Saturn's rings consist mainly of ice; I can't see why this wouldn't be stable in earth or Mars orbit. Perhaps just a trifle warm. Otherwise make them of silica or something.

But the rings won't be that visually impressive from the planet's surface; they are very narrow relative to their diameter, so from anywhere near the equator all you see is a line across the sky, bright at night from the reflected sun, or maybe dark against the sun. Only from the poles, in summer, would any of the fine detail be visible.

Artificial satellites? There will definitely be a clear region between the bottom of the rings and the top of the atmosphere where satellites can be safely orbited; all the ball of string ones, military surveillance, weather sats – and, although geostationary (which isn't 'geo' but I don't have an adequate word) is quite possibly in the rings, all the junk there is in stable orbit, the same as you want to get your satellite into, so if you can once get your telecommunications satellite in place (perhaps deliver it armour plated?) the relative motion between it and the other matter is very slight, nudges, not impacts, so it's quite safe, really.

Or consider a civilisation heavily orbitally based, with habitats, power satellites and greenhouses littering the ecliptic. At some point the inhabitants of the orbital field become miffed at the planetside inhabitants; possibly from being expected to pay vast taxes for the impoverished below. Now, habitats are just spaceships without drives; they add these and go to live further out in the system, leaving a disk of tools, slag from the asteroid mined minerals, broken bits, frozen sanitary towels, broken down spacecraft… all the junk of a civilisation. Polishing itself from constant abrasion of the smaller particles, the dust. A ring of junk, like breakers' yards round a city.

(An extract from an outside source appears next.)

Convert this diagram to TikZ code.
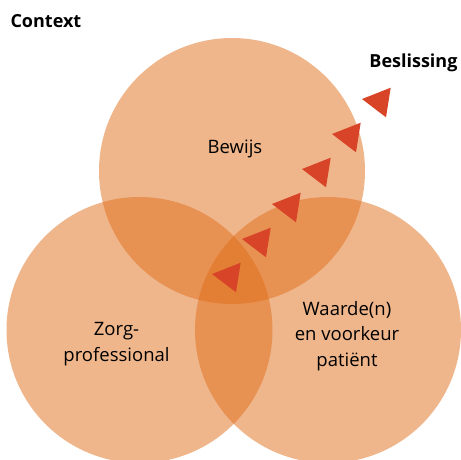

Finally (yes, I do stop sometimes), to put a ring round an already inhabited planet. Take one medium comet and fly it close to the star, coming close enough to soften a fair amount of its ice. Now pass it extremely close to the inhabited planet – not close enough to impact, that would annihilate most life and spoil the show, but still too close for it to escape back into its icy depths. Now it's going to go into orbit round the planet, very elliptic (a cometary orbit:)) but it's not monolithic enough to take the stresses. Tidal forces break it up, some bits escape, lots of bits hit the atmosphere and either burn up or crash to the surface (but piecemeal, so there are only a few hundred thousand deaths, not the catastrophe had it all struck at once) but a lot breaks up into ever smaller bits, grinding each other down, steadily achieving stability, a few dozen moonlets and a ring.

Oh, sorry; this is a fantasy forum, isn't it and I'm a bit SF in my speculative fiction.
 

Noma Galway

Archmage
The only thing I can think of (that chrispenycate hasn't already said) would be the tides. There wouldn't be the same sorts of tides. They would be much less noticeable, which may or may not matter in your story, just something to think about.